Use the `BETWEEN ... AND` clause to specify the start point and end point of the window. The first expression (before AND) defines the start point. The second expression (after AND) defines the end point. If you omit `BETWEEN` and specify only one end point, ApsaraDB for OceanBase considers this point as the start point and the current row as the default end point.

### UNBOUNDED PRECEDING keyword

`UNBOUNDED PRECEDING` indicates that the window starts at the first row of the partition. This is the start point instead of the end point.

### UNBOUNDED FOLLOWING keyword

`UNBOUNDED FOLLOWING` indicates that the window ends at the last row of the partition. This is the end point instead of the start point.

### CURRENT ROW keyword

If `CURRENT ROW` serves as a start point, it specifies that the window starts from the current row or the current value. This depends on whether you have specified `ROW` or `RANGE`. In this case, the end point cannot be `value_expr PRECEDING`. If `CURRENT ROW` serves as an end point, it specifies that the window ends at the current row or the current value. This depends on whether you have specified `ROW` or `RANGE`. In this case, the start point cannot be `value_expr FOLLOWING`.

### value_expr PRECEDING or value_expr FOLLOWING keyword

• If `value_expr FOLLOWING` is the start point, the end point must be `value_expr FOLLOWING`.

• If `value_expr PRECEDING` is the end point, the start point must be `value_expr PRECEDING`.

If you need to define a logical window that is defined by a time interval in the numeric format, you may need to use conversion functions.

If you specify `ROWS`:

• `value_expr` is a physical offset. It must be a constant or an expression and must be calculated as a positive number.

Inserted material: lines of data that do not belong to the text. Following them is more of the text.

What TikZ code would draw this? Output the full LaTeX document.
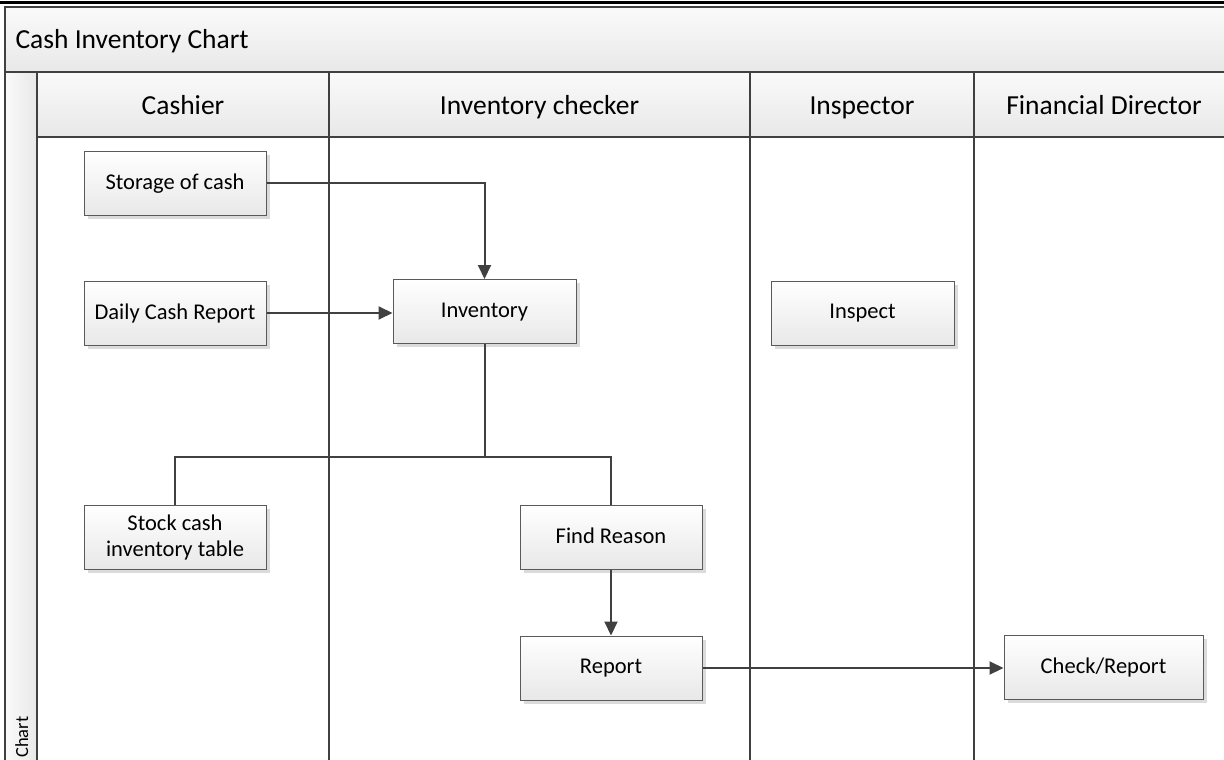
\documentclass[tikz,border=0pt]{standalone}
\usepackage{fontspec}
\setmainfont{Carlito}
\usetikzlibrary{arrows.meta}
\definecolor{linegray}{HTML}{404040}
\definecolor{boxedge}{HTML}{5A5A5A}
\definecolor{bandtop}{HTML}{FAFAFA}
\definecolor{bandbot}{HTML}{E8E8E8}
\tikzset{
  band/.style={draw=linegray, line width=1.3pt, top color=bandtop, bottom color=bandbot},
  lane/.style={draw=linegray, line width=1.3pt},
  stepbox/.style={draw=boxedge, line width=1pt, top color=white, bottom color=bandbot,
    minimum width=182pt, minimum height=64pt, inner sep=2pt, align=center,
    text depth=2.5pt,
    font=\fontsize{22.5}{26}\selectfont, text=black},
  boxshadow/.style={fill=black!14, draw=none},
  conn/.style={draw=linegray, line width=2pt},
  arr/.style={conn, -{Triangle[length=14pt,width=13pt]}},
  hdr/.style={font=\fontsize{27.5}{32}\selectfont, text=black, anchor=base}
}
\newcommand{\flowbox}[5]{%
  % name, x, y, width, text
  \fill[boxshadow] (#2-#4/2+3.5,#3-32+3.5) rectangle (#2+#4/2+3.5,#3+32+3.5);
  \node[stepbox, minimum width=#4pt] (#1) at (#2,#3) {#5};
}
\begin{document}
\begin{tikzpicture}[x=1pt,y=-1pt]
\useasboundingbox (0,0) rectangle (1224,760);
\clip (0,0) rectangle (1224,760);
\fill[white] (0,0) rectangle (1224,760);
% top rule
\draw[black, line width=3pt] (0,2.5) -- (1224,2.5);
% pool title band
\draw[band] (5,7) rectangle (1235,72);
\node[hdr, anchor=base west] (title) at (12,49) {Cash Inventory Chart};
% vertical label column
\draw[band, left color=bandtop, right color=bandbot] (5,72) rectangle (37,775);
\node[rotate=90, anchor=base west, font=\fontsize{18.5}{20}\selectfont, inner sep=0pt] (vlabel) at (28,758) {Chart};
% lane headers
\draw[band] (37,72) rectangle (329,137);
\draw[band] (329,72) rectangle (750,137);
\draw[band] (750,72) rectangle (974,137);
\draw[band] (974,72) rectangle (1235,137);
\node[hdr] (h1) at (183,114) {Cashier};
\node[hdr] (h2) at (539.5,114) {Inventory checker};
\node[hdr] (h3) at (862,114) {Inspector};
\node[hdr] (h4) at (1104,114) {Financial Director};
% lane bodies
\draw[lane] (37,137) -- (37,775);
\draw[lane] (329,137) -- (329,775);
\draw[lane] (750,137) -- (750,775);
\draw[lane] (974,137) -- (974,775);
% steps
\flowbox{storage}{175}{183}{182}{Storage of cash}
\flowbox{daily}{175}{313}{182}{Daily Cash Report}
\flowbox{inventory}{484.5}{311.5}{183}{Inventory}
\flowbox{inspect}{862.5}{313}{183}{Inspect}
\flowbox{stock}{175}{537}{182}{Stock cash\\inventory table}
\flowbox{find}{611}{537}{182}{Find Reason}
\flowbox{report}{611}{668}{182}{Report}
\flowbox{check}{1103.5}{667}{199}{Check/Report}
% connectors
\coordinate (bus) at (484.5,457);
\draw[arr] (storage.east) -| (inventory.north);
\draw[arr] (daily.east) -- (daily.east -| inventory.west);
\draw[conn] (inventory.south) -- (bus);
\draw[conn] (stock.north) |- (find.north |- bus) -- (find.north);
\draw[arr] (find.south) -- (report.north);
\draw[arr] (report.east) -- (report.east -| check.west);
\end{tikzpicture}
\end{document}
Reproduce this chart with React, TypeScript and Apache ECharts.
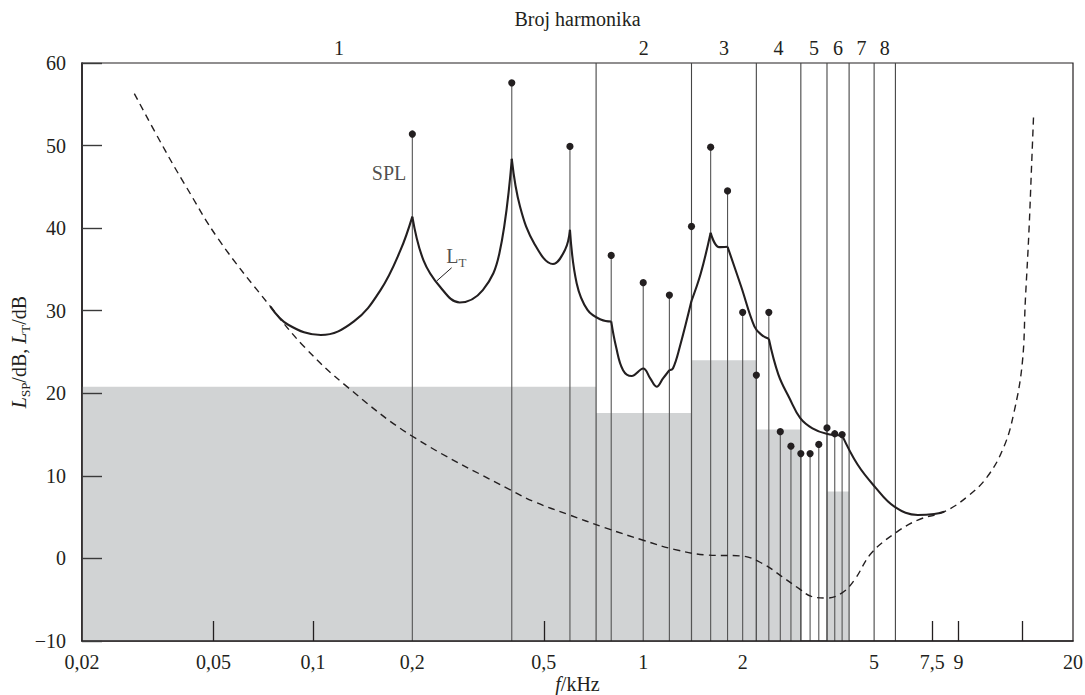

• If `value_expr` is part of the start point, it must calculate the part that precedes the start point and the end point as a row.

If you specify `RANGE`:

• `value_expr` is a logical offset. It must be a constant or an expression whose result is a positive numeric value or an interval literal.

• You can specify only one expression in `order_by_clause`.

• If `value_expr` is a numeric value, `ORDER BY expr` must be the numeric or `DATE` data type.

• If `value_expr` is an interval value, `ORDER BY expr` must be the `DATE` data type. If you completely omit `windowing_clause`, the default value is `RANGE BETWEEN UNBOUNDED PRECEDING AND CURRENT ROW`.